**SOURCE MATERIAL**
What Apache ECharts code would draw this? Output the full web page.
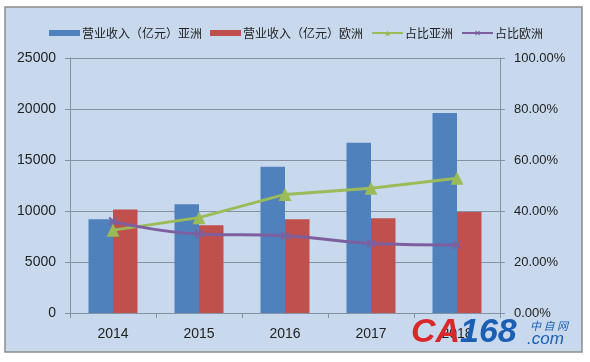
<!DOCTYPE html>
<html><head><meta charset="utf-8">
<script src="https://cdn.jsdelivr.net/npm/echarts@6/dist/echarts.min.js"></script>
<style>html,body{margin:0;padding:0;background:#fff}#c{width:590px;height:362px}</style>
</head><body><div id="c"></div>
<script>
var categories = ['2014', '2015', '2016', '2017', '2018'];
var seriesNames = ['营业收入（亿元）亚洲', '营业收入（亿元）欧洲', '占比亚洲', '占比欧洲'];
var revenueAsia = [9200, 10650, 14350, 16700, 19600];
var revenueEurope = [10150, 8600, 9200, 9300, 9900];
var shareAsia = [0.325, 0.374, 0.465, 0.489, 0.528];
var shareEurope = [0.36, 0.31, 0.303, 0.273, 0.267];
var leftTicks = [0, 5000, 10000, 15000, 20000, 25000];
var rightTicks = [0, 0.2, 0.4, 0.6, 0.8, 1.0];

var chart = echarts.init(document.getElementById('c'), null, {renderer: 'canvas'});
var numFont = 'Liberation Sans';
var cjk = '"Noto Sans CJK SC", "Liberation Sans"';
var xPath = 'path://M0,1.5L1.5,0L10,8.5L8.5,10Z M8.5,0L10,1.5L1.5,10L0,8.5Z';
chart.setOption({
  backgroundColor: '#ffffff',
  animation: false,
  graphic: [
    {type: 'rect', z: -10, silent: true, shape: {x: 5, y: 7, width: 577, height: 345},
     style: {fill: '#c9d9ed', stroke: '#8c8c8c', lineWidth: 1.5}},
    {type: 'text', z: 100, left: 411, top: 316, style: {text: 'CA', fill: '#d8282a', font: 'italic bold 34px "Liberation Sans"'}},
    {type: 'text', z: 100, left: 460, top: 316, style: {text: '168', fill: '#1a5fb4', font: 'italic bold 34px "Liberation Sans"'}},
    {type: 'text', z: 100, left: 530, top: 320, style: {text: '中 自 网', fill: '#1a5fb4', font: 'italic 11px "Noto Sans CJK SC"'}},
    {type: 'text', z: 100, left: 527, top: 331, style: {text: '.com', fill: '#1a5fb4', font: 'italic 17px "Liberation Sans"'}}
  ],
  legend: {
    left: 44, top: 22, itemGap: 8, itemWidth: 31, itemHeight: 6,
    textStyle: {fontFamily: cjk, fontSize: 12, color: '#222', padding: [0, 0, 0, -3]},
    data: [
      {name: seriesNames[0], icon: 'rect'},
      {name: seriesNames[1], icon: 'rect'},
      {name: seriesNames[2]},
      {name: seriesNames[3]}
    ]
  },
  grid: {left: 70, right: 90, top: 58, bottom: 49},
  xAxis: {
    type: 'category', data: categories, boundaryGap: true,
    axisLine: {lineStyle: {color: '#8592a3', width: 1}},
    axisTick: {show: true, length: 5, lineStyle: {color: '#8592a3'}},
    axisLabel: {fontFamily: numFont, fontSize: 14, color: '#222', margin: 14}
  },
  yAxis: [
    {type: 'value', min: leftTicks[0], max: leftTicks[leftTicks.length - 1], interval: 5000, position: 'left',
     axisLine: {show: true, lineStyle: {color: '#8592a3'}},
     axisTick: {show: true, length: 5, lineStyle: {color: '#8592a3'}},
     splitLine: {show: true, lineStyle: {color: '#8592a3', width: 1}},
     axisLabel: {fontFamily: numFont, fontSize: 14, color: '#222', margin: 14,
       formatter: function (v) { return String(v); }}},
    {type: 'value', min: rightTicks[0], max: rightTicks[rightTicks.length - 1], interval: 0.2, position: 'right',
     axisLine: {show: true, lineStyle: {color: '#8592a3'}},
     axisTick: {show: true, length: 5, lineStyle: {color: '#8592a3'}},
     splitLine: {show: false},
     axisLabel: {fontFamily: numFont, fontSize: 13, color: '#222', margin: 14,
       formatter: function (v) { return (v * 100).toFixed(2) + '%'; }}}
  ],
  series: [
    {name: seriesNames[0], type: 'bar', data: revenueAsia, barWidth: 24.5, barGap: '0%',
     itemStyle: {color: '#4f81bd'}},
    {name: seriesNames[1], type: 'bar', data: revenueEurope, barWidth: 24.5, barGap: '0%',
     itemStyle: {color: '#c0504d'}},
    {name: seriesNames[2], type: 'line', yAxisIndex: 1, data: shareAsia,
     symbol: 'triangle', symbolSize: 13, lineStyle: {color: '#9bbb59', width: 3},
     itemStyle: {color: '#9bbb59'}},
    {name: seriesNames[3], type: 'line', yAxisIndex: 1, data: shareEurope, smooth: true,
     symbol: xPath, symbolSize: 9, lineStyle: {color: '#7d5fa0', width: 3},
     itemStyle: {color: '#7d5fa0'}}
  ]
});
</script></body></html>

**WHAT NEEDS TO BE DONE**
Keep every word of the data as it is when you write it out, but drop the pictures.

**RESPONSE TO THE TASK**
What Apache ECharts code would draw this? Output the full web page.
<!DOCTYPE html>
<html><head><meta charset="utf-8">
<script src="https://cdn.jsdelivr.net/npm/echarts@6/dist/echarts.min.js"></script>
<style>html,body{margin:0;padding:0;background:#fff}#c{width:590px;height:362px}</style>
</head><body><div id="c"></div>
<script>
var categories = ['2014', '2015', '2016', '2017', '2018'];
var seriesNames = ['营业收入（亿元）亚洲', '营业收入（亿元）欧洲', '占比亚洲', '占比欧洲'];
var revenueAsia = [9200, 10650, 14350, 16700, 19600];
var revenueEurope = [10150, 8600, 9200, 9300, 9900];
var shareAsia = [0.325, 0.374, 0.465, 0.489, 0.528];
var shareEurope = [0.36, 0.31, 0.303, 0.273, 0.267];
var leftTicks = [0, 5000, 10000, 15000, 20000, 25000];
var rightTicks = [0, 0.2, 0.4, 0.6, 0.8, 1.0];

var chart = echarts.init(document.getElementById('c'), null, {renderer: 'canvas'});
var numFont = 'Liberation Sans';
var cjk = '"Noto Sans CJK SC", "Liberation Sans"';
var xPath = 'path://M0,1.5L1.5,0L10,8.5L8.5,10Z M8.5,0L10,1.5L1.5,10L0,8.5Z';
chart.setOption({
  backgroundColor: '#ffffff',
  animation: false,
  graphic: [
    {type: 'rect', z: -10, silent: true, shape: {x: 5, y: 7, width: 577, height: 345},
     style: {fill: '#c9d9ed', stroke: '#8c8c8c', lineWidth: 1.5}},
    {type: 'text', z: 100, left: 411, top: 316, style: {text: 'CA', fill: '#d8282a', font: 'italic bold 34px "Liberation Sans"'}},
    {type: 'text', z: 100, left: 460, top: 316, style: {text: '168', fill: '#1a5fb4', font: 'italic bold 34px "Liberation Sans"'}},
    {type: 'text', z: 100, left: 530, top: 320, style: {text: '中 自 网', fill: '#1a5fb4', font: 'italic 11px "Noto Sans CJK SC"'}},
    {type: 'text', z: 100, left: 527, top: 331, style: {text: '.com', fill: '#1a5fb4', font: 'italic 17px "Liberation Sans"'}}
  ],
  legend: {
    left: 44, top: 22, itemGap: 8, itemWidth: 31, itemHeight: 6,
    textStyle: {fontFamily: cjk, fontSize: 12, color: '#222', padding: [0, 0, 0, -3]},
    data: [
      {name: seriesNames[0], icon: 'rect'},
      {name: seriesNames[1], icon: 'rect'},
      {name: seriesNames[2]},
      {name: seriesNames[3]}
    ]
  },
  grid: {left: 70, right: 90, top: 58, bottom: 49},
  xAxis: {
    type: 'category', data: categories, boundaryGap: true,
    axisLine: {lineStyle: {color: '#8592a3', width: 1}},
    axisTick: {show: true, length: 5, lineStyle: {color: '#8592a3'}},
    axisLabel: {fontFamily: numFont, fontSize: 14, color: '#222', margin: 14}
  },
  yAxis: [
    {type: 'value', min: leftTicks[0], max: leftTicks[leftTicks.length - 1], interval: 5000, position: 'left',
     axisLine: {show: true, lineStyle: {color: '#8592a3'}},
     axisTick: {show: true, length: 5, lineStyle: {color: '#8592a3'}},
     splitLine: {show: true, lineStyle: {color: '#8592a3', width: 1}},
     axisLabel: {fontFamily: numFont, fontSize: 14, color: '#222', margin: 14,
       formatter: function (v) { return String(v); }}},
    {type: 'value', min: rightTicks[0], max: rightTicks[rightTicks.length - 1], interval: 0.2, position: 'right',
     axisLine: {show: true, lineStyle: {color: '#8592a3'}},
     axisTick: {show: true, length: 5, lineStyle: {color: '#8592a3'}},
     splitLine: {show: false},
     axisLabel: {fontFamily: numFont, fontSize: 13, color: '#222', margin: 14,
       formatter: function (v) { return (v * 100).toFixed(2) + '%'; }}}
  ],
  series: [
    {name: seriesNames[0], type: 'bar', data: revenueAsia, barWidth: 24.5, barGap: '0%',
     itemStyle: {color: '#4f81bd'}},
    {name: seriesNames[1], type: 'bar', data: revenueEurope, barWidth: 24.5, barGap: '0%',
     itemStyle: {color: '#c0504d'}},
    {name: seriesNames[2], type: 'line', yAxisIndex: 1, data: shareAsia,
     symbol: 'triangle', symbolSize: 13, lineStyle: {color: '#9bbb59', width: 3},
     itemStyle: {color: '#9bbb59'}},
    {name: seriesNames[3], type: 'line', yAxisIndex: 1, data: shareEurope, smooth: true,
     symbol: xPath, symbolSize: 9, lineStyle: {color: '#7d5fa0', width: 3},
     itemStyle: {color: '#7d5fa0'}}
  ]
});
</script></body></html>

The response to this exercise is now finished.